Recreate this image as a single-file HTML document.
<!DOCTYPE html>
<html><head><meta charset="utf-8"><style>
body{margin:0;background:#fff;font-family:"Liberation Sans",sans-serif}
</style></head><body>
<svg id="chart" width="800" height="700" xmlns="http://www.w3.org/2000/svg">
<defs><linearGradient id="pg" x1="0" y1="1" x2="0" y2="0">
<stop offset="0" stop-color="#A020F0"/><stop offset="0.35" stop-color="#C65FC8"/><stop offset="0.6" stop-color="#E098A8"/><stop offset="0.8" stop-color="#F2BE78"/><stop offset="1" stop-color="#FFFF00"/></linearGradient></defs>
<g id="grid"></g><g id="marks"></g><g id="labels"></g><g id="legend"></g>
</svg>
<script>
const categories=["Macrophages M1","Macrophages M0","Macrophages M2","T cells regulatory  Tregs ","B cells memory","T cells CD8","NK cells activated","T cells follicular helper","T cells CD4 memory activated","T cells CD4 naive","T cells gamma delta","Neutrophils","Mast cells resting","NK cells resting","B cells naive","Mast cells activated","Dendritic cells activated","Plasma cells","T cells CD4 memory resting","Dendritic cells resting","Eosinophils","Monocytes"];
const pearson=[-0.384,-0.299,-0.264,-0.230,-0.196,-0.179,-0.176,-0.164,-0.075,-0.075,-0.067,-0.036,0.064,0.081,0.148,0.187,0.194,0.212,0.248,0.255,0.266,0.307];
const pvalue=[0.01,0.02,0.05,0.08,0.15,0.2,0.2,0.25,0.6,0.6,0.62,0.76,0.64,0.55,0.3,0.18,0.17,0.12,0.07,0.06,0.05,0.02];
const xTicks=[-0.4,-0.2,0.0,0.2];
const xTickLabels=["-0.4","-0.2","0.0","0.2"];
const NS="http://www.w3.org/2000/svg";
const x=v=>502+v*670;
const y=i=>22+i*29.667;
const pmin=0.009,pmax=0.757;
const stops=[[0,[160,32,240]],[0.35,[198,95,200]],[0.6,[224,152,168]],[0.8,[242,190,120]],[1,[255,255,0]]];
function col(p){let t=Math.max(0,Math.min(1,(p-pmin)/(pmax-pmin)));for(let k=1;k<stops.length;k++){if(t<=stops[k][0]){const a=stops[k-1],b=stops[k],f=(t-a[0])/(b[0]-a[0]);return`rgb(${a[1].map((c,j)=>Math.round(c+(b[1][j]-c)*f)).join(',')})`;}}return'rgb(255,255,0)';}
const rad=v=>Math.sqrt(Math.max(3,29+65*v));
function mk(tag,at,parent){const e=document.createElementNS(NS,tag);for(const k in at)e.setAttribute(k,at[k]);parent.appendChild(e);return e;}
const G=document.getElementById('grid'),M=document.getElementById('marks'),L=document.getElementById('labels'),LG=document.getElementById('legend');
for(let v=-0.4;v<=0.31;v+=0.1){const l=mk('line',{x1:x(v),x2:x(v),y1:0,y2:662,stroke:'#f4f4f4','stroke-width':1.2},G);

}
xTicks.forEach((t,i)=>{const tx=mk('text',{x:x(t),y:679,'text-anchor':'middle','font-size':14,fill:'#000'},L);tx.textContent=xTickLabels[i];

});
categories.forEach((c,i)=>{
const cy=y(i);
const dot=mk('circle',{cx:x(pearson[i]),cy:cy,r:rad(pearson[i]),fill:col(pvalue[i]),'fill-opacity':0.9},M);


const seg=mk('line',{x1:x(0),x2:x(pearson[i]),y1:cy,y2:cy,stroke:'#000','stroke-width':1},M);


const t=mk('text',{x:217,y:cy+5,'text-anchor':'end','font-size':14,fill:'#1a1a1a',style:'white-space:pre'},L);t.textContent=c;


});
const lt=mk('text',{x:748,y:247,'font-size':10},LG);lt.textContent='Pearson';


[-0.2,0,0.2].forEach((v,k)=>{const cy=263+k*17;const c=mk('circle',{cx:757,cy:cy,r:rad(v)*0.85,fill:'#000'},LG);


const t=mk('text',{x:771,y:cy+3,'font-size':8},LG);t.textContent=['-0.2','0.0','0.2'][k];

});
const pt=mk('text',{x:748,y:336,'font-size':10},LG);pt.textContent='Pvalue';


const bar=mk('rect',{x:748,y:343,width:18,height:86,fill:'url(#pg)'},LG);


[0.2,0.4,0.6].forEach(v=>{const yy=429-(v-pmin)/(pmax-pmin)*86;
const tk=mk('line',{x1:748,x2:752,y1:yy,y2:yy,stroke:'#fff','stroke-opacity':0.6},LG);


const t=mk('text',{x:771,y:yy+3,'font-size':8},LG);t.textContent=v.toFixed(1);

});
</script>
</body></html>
───
> Problem description:
Write the listing out again, exactly as shown above.

> Exercise result:
Recreate this image as a single-file HTML document.
<!DOCTYPE html>
<html><head><meta charset="utf-8"><style>
body{margin:0;background:#fff;font-family:"Liberation Sans",sans-serif}
</style></head><body>
<svg id="chart" width="800" height="700" xmlns="http://www.w3.org/2000/svg">
<defs><linearGradient id="pg" x1="0" y1="1" x2="0" y2="0">
<stop offset="0" stop-color="#A020F0"/><stop offset="0.35" stop-color="#C65FC8"/><stop offset="0.6" stop-color="#E098A8"/><stop offset="0.8" stop-color="#F2BE78"/><stop offset="1" stop-color="#FFFF00"/></linearGradient></defs>
<g id="grid"></g><g id="marks"></g><g id="labels"></g><g id="legend"></g>
</svg>
<script>
const categories=["Macrophages M1","Macrophages M0","Macrophages M2","T cells regulatory  Tregs ","B cells memory","T cells CD8","NK cells activated","T cells follicular helper","T cells CD4 memory activated","T cells CD4 naive","T cells gamma delta","Neutrophils","Mast cells resting","NK cells resting","B cells naive","Mast cells activated","Dendritic cells activated","Plasma cells","T cells CD4 memory resting","Dendritic cells resting","Eosinophils","Monocytes"];
const pearson=[-0.384,-0.299,-0.264,-0.230,-0.196,-0.179,-0.176,-0.164,-0.075,-0.075,-0.067,-0.036,0.064,0.081,0.148,0.187,0.194,0.212,0.248,0.255,0.266,0.307];
const pvalue=[0.01,0.02,0.05,0.08,0.15,0.2,0.2,0.25,0.6,0.6,0.62,0.76,0.64,0.55,0.3,0.18,0.17,0.12,0.07,0.06,0.05,0.02];
const xTicks=[-0.4,-0.2,0.0,0.2];
const xTickLabels=["-0.4","-0.2","0.0","0.2"];
const NS="http://www.w3.org/2000/svg";
const x=v=>502+v*670;
const y=i=>22+i*29.667;
const pmin=0.009,pmax=0.757;
const stops=[[0,[160,32,240]],[0.35,[198,95,200]],[0.6,[224,152,168]],[0.8,[242,190,120]],[1,[255,255,0]]];
function col(p){let t=Math.max(0,Math.min(1,(p-pmin)/(pmax-pmin)));for(let k=1;k<stops.length;k++){if(t<=stops[k][0]){const a=stops[k-1],b=stops[k],f=(t-a[0])/(b[0]-a[0]);return`rgb(${a[1].map((c,j)=>Math.round(c+(b[1][j]-c)*f)).join(',')})`;}}return'rgb(255,255,0)';}
const rad=v=>Math.sqrt(Math.max(3,29+65*v));
function mk(tag,at,parent){const e=document.createElementNS(NS,tag);for(const k in at)e.setAttribute(k,at[k]);parent.appendChild(e);return e;}
const G=document.getElementById('grid'),M=document.getElementById('marks'),L=document.getElementById('labels'),LG=document.getElementById('legend');
for(let v=-0.4;v<=0.31;v+=0.1){const l=mk('line',{x1:x(v),x2:x(v),y1:0,y2:662,stroke:'#f4f4f4','stroke-width':1.2},G);

}
xTicks.forEach((t,i)=>{const tx=mk('text',{x:x(t),y:679,'text-anchor':'middle','font-size':14,fill:'#000'},L);tx.textContent=xTickLabels[i];

});
categories.forEach((c,i)=>{
const cy=y(i);
const dot=mk('circle',{cx:x(pearson[i]),cy:cy,r:rad(pearson[i]),fill:col(pvalue[i]),'fill-opacity':0.9},M);


const seg=mk('line',{x1:x(0),x2:x(pearson[i]),y1:cy,y2:cy,stroke:'#000','stroke-width':1},M);


const t=mk('text',{x:217,y:cy+5,'text-anchor':'end','font-size':14,fill:'#1a1a1a',style:'white-space:pre'},L);t.textContent=c;


});
const lt=mk('text',{x:748,y:247,'font-size':10},LG);lt.textContent='Pearson';


[-0.2,0,0.2].forEach((v,k)=>{const cy=263+k*17;const c=mk('circle',{cx:757,cy:cy,r:rad(v)*0.85,fill:'#000'},LG);


const t=mk('text',{x:771,y:cy+3,'font-size':8},LG);t.textContent=['-0.2','0.0','0.2'][k];

});
const pt=mk('text',{x:748,y:336,'font-size':10},LG);pt.textContent='Pvalue';


const bar=mk('rect',{x:748,y:343,width:18,height:86,fill:'url(#pg)'},LG);


[0.2,0.4,0.6].forEach(v=>{const yy=429-(v-pmin)/(pmax-pmin)*86;
const tk=mk('line',{x1:748,x2:752,y1:yy,y2:yy,stroke:'#fff','stroke-opacity':0.6},LG);


const t=mk('text',{x:771,y:yy+3,'font-size':8},LG);t.textContent=v.toFixed(1);

});
</script>
</body></html>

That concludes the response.